Integrante da Frente Parlamentar Evangélica que conta com 198 deputados e 4 senadores, Malta é também relator da Sugestão Legislativa (SUG) 15/2014, que alcançou mais de 20 mil assinaturas, e pautou a proposição da legalização do aborto em cinco audiências públicas na Comissão dos Direitos Humanos (CDH). Ele foi designado para a função, depois da desistência da senadora Marta Suplicy (PT-SP), inicialmente indicada pelo senador Paulo Paim, que na época presidia a CDH. “A mesa da Comissão enviou a SUG à Marta que historicamente lidou com o tema. Ela disse que a pauta não fazia mais parte da sua agenda. Com as ‘amigas’ que temos não precisamos de inimigos. Malta conduziu o processo inteiro a seu modo”, lembra Sonia.

Situação
A PEC está pronta para entrar na pauta da CCJ. Se aprovada, segue para o Plenário do Senado, que terá cinco sessões para discuti-la. A aprovação ocorre dois turnos com votação favorável mínima de 49 dos 81 parlamentares.  Caso seja aprovada no Plenário, segue para a Câmara dos Deputados, onde então será analisada por comissão especial e quórum qualificado, ou seja, 2/3 dos 513 parlamentares, em dois turnos de votação.

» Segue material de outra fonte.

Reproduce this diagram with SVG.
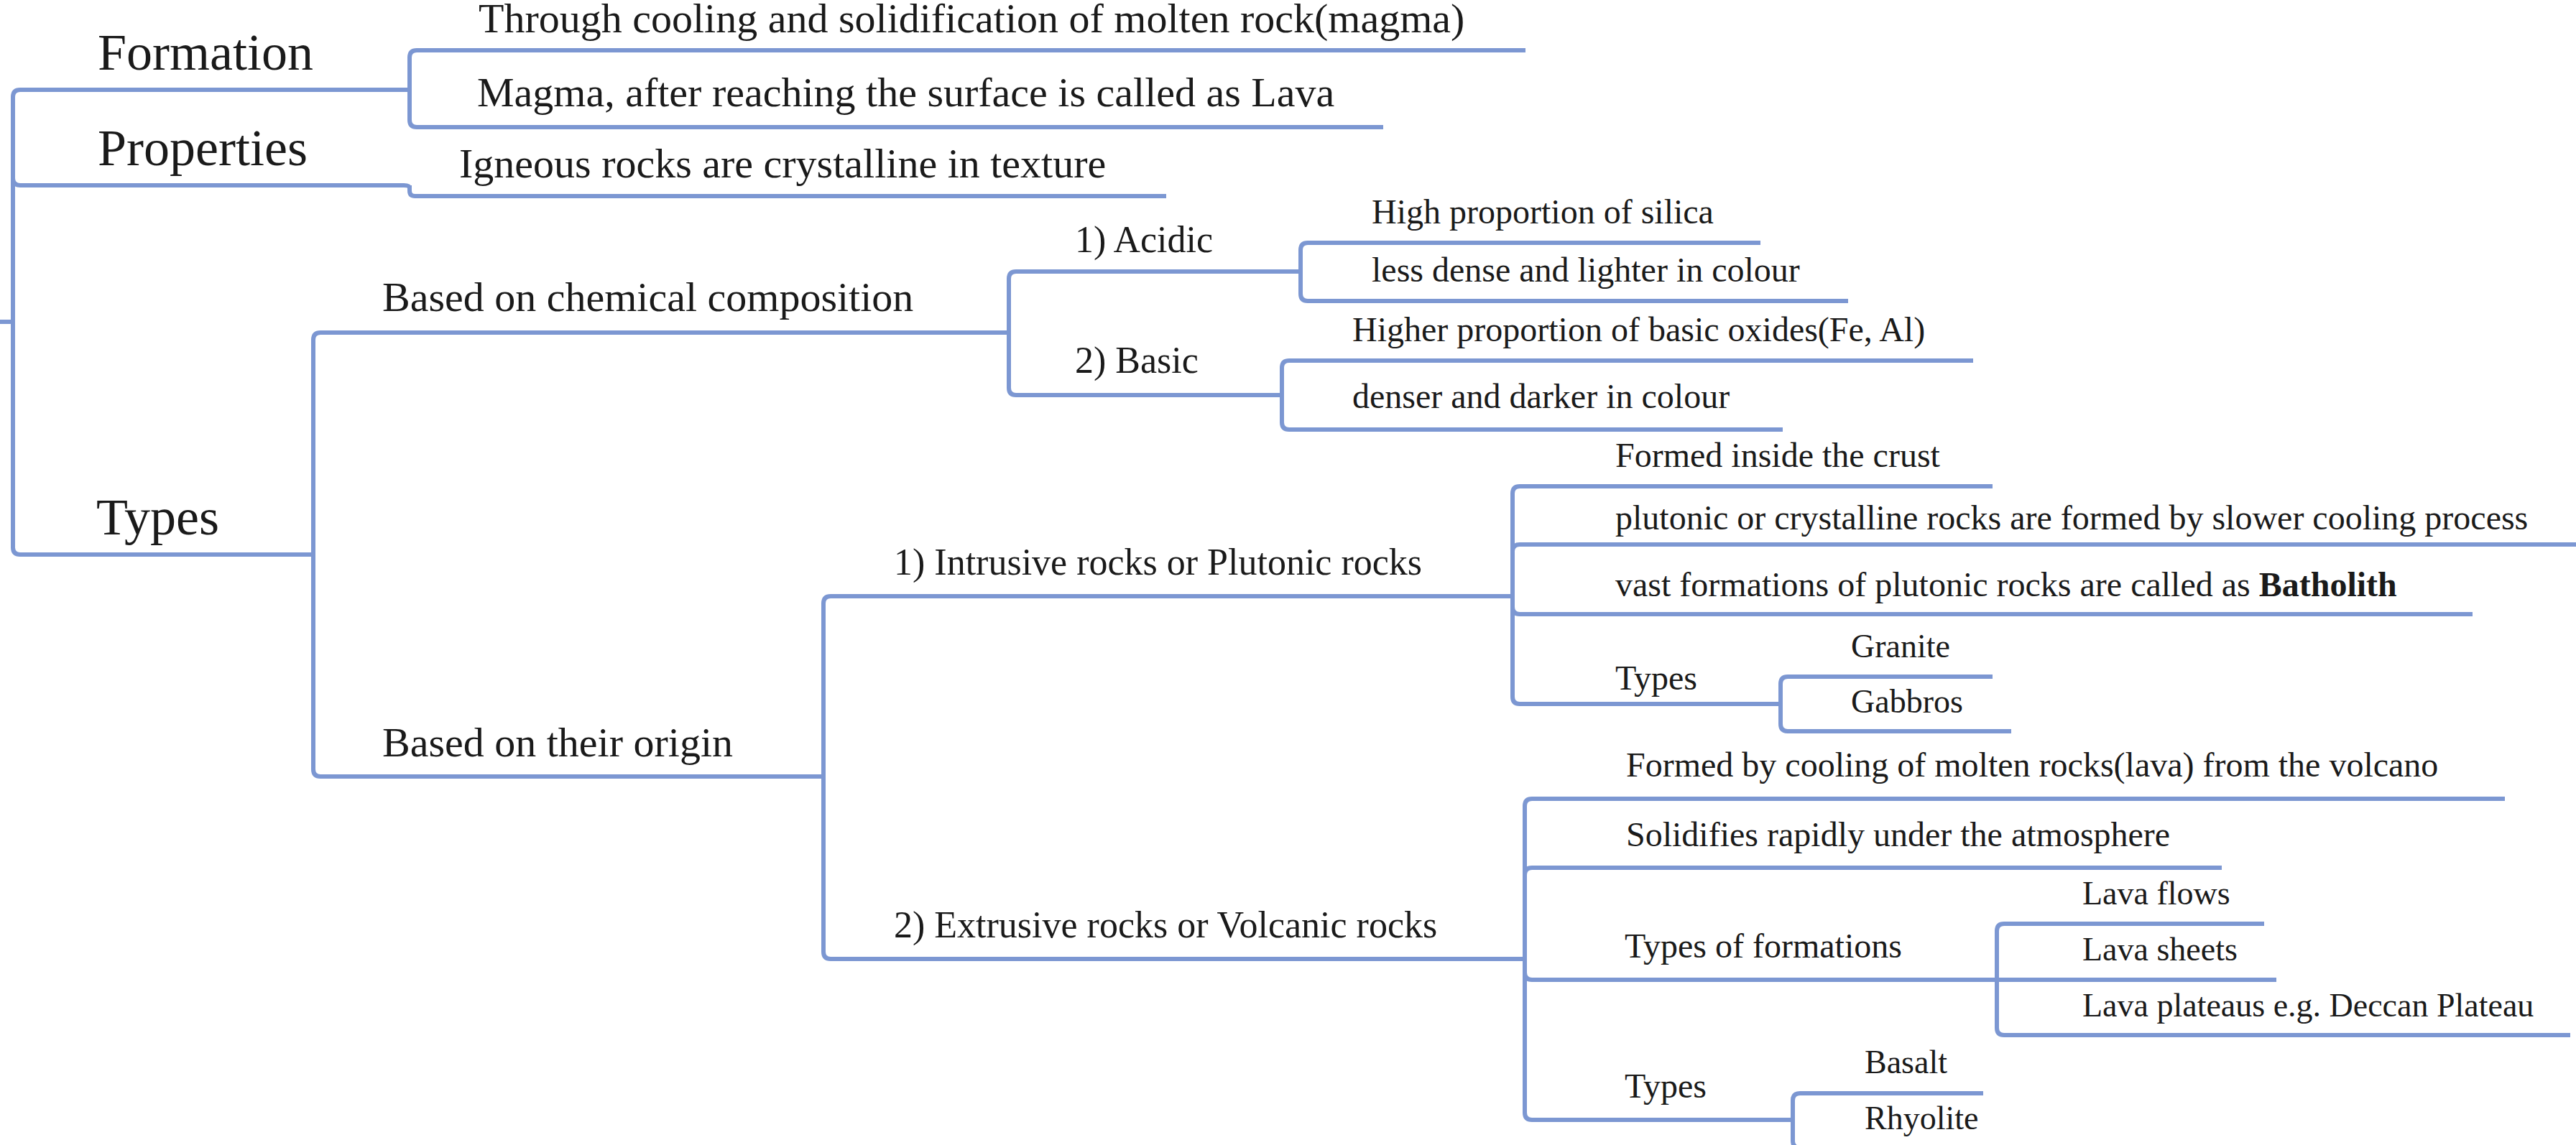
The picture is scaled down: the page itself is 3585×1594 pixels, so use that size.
<svg xmlns="http://www.w3.org/2000/svg" width="3585" height="1594" viewBox="0 0 3585 1594">
<style>
text{font-family:"Liberation Serif","Times New Roman",serif;fill:#1a1a1a}
.l1{font-size:72px}.l2{font-size:58px}.l3{font-size:52px}.l4{font-size:48px}.l5{font-size:46px}
.u{stroke:#7c97d2;stroke-width:6;fill:none;stroke-linecap:butt}
.c{stroke:#7c97d2;stroke-width:6;fill:none;stroke-linecap:butt}
</style>
<rect width="3585" height="1594" fill="#ffffff"/>
<g id="connectors">
<path class="c" d="M0 448H18"/>
<path class="c" d="M18 448V135Q18 125 28 125M18 448V248Q18 258 28 258M18 448V762Q18 772 28 772"/>
<path class="c" d="M570 125V80Q570 70 580 70M570 125V167Q570 177 580 177"/>
<path class="c" d="M570 258V265.5Q570 273 577.5 273"/>
<path class="c" d="M436 772V473Q436 463 446 463M436 772V1071Q436 1081 446 1081"/>
<path class="c" d="M1404 463V388Q1404 378 1414 378M1404 463V540Q1404 550 1414 550"/>
<path class="c" d="M1810 378V348Q1810 338 1820 338M1810 378V409Q1810 419 1820 419"/>
<path class="c" d="M1784 550V512Q1784 502 1794 502M1784 550V588Q1784 598 1794 598"/>
<path class="c" d="M1146 1081V840Q1146 830 1156 830M1146 1081V1325Q1146 1335 1156 1335"/>
<path class="c" d="M2105 830V687Q2105 677 2115 677M2105 830V768Q2105 758 2115 758M2105 830V845Q2105 855 2115 855M2105 830V970Q2105 980 2115 980"/>
<path class="c" d="M2478 980V952Q2478 942 2488 942M2478 980V1008Q2478 1018 2488 1018"/>
<path class="c" d="M2122 1335V1122Q2122 1112 2132 1112M2122 1335V1218Q2122 1208 2132 1208M2122 1335V1354Q2122 1364 2132 1364M2122 1335V1549Q2122 1559 2132 1559"/>
<path class="c" d="M2779 1364V1296Q2779 1286 2789 1286M2779 1364H2789M2779 1364V1431Q2779 1441 2789 1441"/>
<path class="c" d="M2495 1559V1532Q2495 1522 2505 1522M2495 1559V1588Q2495 1598 2505 1598"/>
</g>
<g id="n-formation"><path class="u" d="M28 125H570"/><text class="l1" x="136" y="97">Formation</text></g>
<g id="n-properties"><path class="u" d="M28 258H562Q570 258 570 262"/><text class="l1" x="136" y="230">Properties</text></g>
<g id="n-types"><path class="u" d="M28 772H436"/><text class="l1" x="134" y="744">Types</text></g>
<g id="n-through"><path class="u" d="M580 70H2123"/><text class="l2" x="666" y="45">Through cooling and solidification of molten rock(magma)</text></g>
<g id="n-magma"><path class="u" d="M580 177H1925"/><text class="l2" x="664" y="148">Magma, after reaching the surface is called as Lava</text></g>
<g id="n-igneous"><path class="u" d="M577 273H1623"/><text class="l2" x="639" y="247">Igneous rocks are crystalline in texture</text></g>
<g id="n-chem"><path class="u" d="M446 463H1404"/><text class="l2" x="532" y="433">Based on chemical composition</text></g>
<g id="n-origin"><path class="u" d="M446 1081H1146"/><text class="l2" x="532" y="1053">Based on their origin</text></g>
<g id="n-acidic"><path class="u" d="M1414 378H1810"/><text class="l3" x="1496" y="351">1) Acidic</text></g>
<g id="n-basic"><path class="u" d="M1414 550H1784"/><text class="l3" x="1496" y="519">2) Basic</text></g>
<g id="n-silica"><path class="u" d="M1820 338H2450"/><text class="l4" x="1909" y="311">High proportion of silica</text></g>
<g id="n-lessdense"><path class="u" d="M1820 419H2572"/><text class="l4" x="1909" y="392">less dense and lighter in colour</text></g>
<g id="n-oxides"><path class="u" d="M1794 502H2746"/><text class="l4" x="1882" y="475">Higher proportion of basic oxides(Fe, Al)</text></g>
<g id="n-denser"><path class="u" d="M1794 598H2481"/><text class="l4" x="1882" y="568">denser and darker in colour</text></g>
<g id="n-intrusive"><path class="u" d="M1156 830H2105"/><text class="l3" x="1244" y="800">1) Intrusive rocks or Plutonic rocks</text></g>
<g id="n-extrusive"><path class="u" d="M1156 1335H2122"/><text class="l3" x="1244" y="1305">2) Extrusive rocks or Volcanic rocks</text></g>
<g id="n-crust"><path class="u" d="M2115 677H2773"/><text class="l4" x="2248" y="650">Formed inside the crust</text></g>
<g id="n-slower"><path class="u" d="M2115 758H3585"/><text class="l4" x="2248" y="737">plutonic or crystalline rocks are formed by slower cooling process</text></g>
<g id="n-batholith"><path class="u" d="M2115 855H3441"/><text class="l4" x="2248" y="830">vast formations of plutonic rocks are called as <tspan font-weight="bold">Batholith</tspan></text></g>
<g id="n-types-intrusive"><path class="u" d="M2115 980H2478"/><text class="l4" x="2248" y="960">Types</text></g>
<g id="n-granite"><path class="u" d="M2488 942H2773"/><text class="l5" x="2576" y="915">Granite</text></g>
<g id="n-gabbros"><path class="u" d="M2488 1018H2799"/><text class="l5" x="2576" y="992">Gabbros</text></g>
<g id="n-lava"><path class="u" d="M2132 1112H3486"/><text class="l4" x="2263" y="1081">Formed by cooling of molten rocks(lava) from the volcano</text></g>
<g id="n-solidifies"><path class="u" d="M2132 1208H3092"/><text class="l4" x="2263" y="1178">Solidifies rapidly under the atmosphere</text></g>
<g id="n-formations"><path class="u" d="M2132 1364H2779"/><text class="l4" x="2261" y="1333">Types of formations</text></g>
<g id="n-types-extrusive"><path class="u" d="M2132 1559H2495"/><text class="l4" x="2261" y="1528">Types</text></g>
<g id="n-flows"><path class="u" d="M2789 1286H3151"/><text class="l5" x="2898" y="1259">Lava flows</text></g>
<g id="n-sheets"><path class="u" d="M2789 1364H3168"/><text class="l5" x="2898" y="1337">Lava sheets</text></g>
<g id="n-plateaus"><path class="u" d="M2789 1441H3577"/><text class="l5" x="2898" y="1415">Lava plateaus e.g. Deccan Plateau</text></g>
<g id="n-basalt"><path class="u" d="M2505 1522H2760"/><text class="l5" x="2595" y="1494">Basalt</text></g>
<g id="n-rhyolite"><path class="u" d="M2505 1598H2760"/><text class="l5" x="2595" y="1572">Rhyolite</text></g>
</svg>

Outros projetos que buscam criminalizar o aborto legal tramitaram recentemente, como a PEC 58/2011, do deputado Jorge Silva (PDT/ES), que estende a licença maternidade em caso de nascimento prematuro à quantidade de dias que o recém-nascido passar internado. A proposta constitui uma manobra para reconhecer os direitos jurídicos desde a concepção. O Estatuto do Nascituro, de Luiz Bassuma (PT/BA) e Miguel Martini (PHS/MG), prevê a proibição do aborto mesmo em caso de estupro – como compensação propõe a bolsa estupro – e transforma o aborto em crime hediondo. O texto recebeu parecer favorável, no final de maio, do relator deputado Marcos Rogério (DEM-RO).

Outra ameaça é a Medida Provisória 768/2017,  que cria a Secretaria-Geral da Presidência da República e o Ministério dos Direitos Humanos, enviada recentemente à Câmara. Por meio das emendas nº 11 e 12 de autoria do deputado Alan Rick (PRB/AC), a MP altera o nome do Conselho Nacional dos Direitos da Criança e do Adolescente (Conanda) para Conselho Nacional dos Direitos do Nascituro, da Criança e do Adolescente; e Secretaria Nacional dos Direitos da Criança e do Adolescente para Secretaria Nacional dos Direitos do Nascituro, da Criança e do Adolescente. A medida dispõe também sobre a oferta de educação religiosa e moral de acordo com as convicções manifestadas pelos pais.

Saiba quem são os/as senadores/as que assinaram a PEC 29/2015

A PEC precisava de no mínimo 27 assinaturas para ser aceita. Assinaram a proposta as/os senadores/as: Aloízo Ferreira Nunes, Acir Gurgacz, Aécio Neves, Alvaro Dias, Antonio Anastasia, Antonio Carlos Valadares, Magno Malta, Ricardo Ferraço, Flexa Ribeiro, José Agripino, Eunício Oliveira, Garibaldi Alves Filho, Ataídes Oliveira, Paulo Paim, Lasier Martins, Elamno Ferrer, Eduardo Amorim, Delcídio do Amaral, Cássio Cunha, Blairo Maggi, Paulo Rocha, Raimundo Lira, José Reguffe, Romário de Souza Faria, Roberto Requião, Walter Pinheiro, Rose de Freitas (sequência de acordo com disposição das fotos).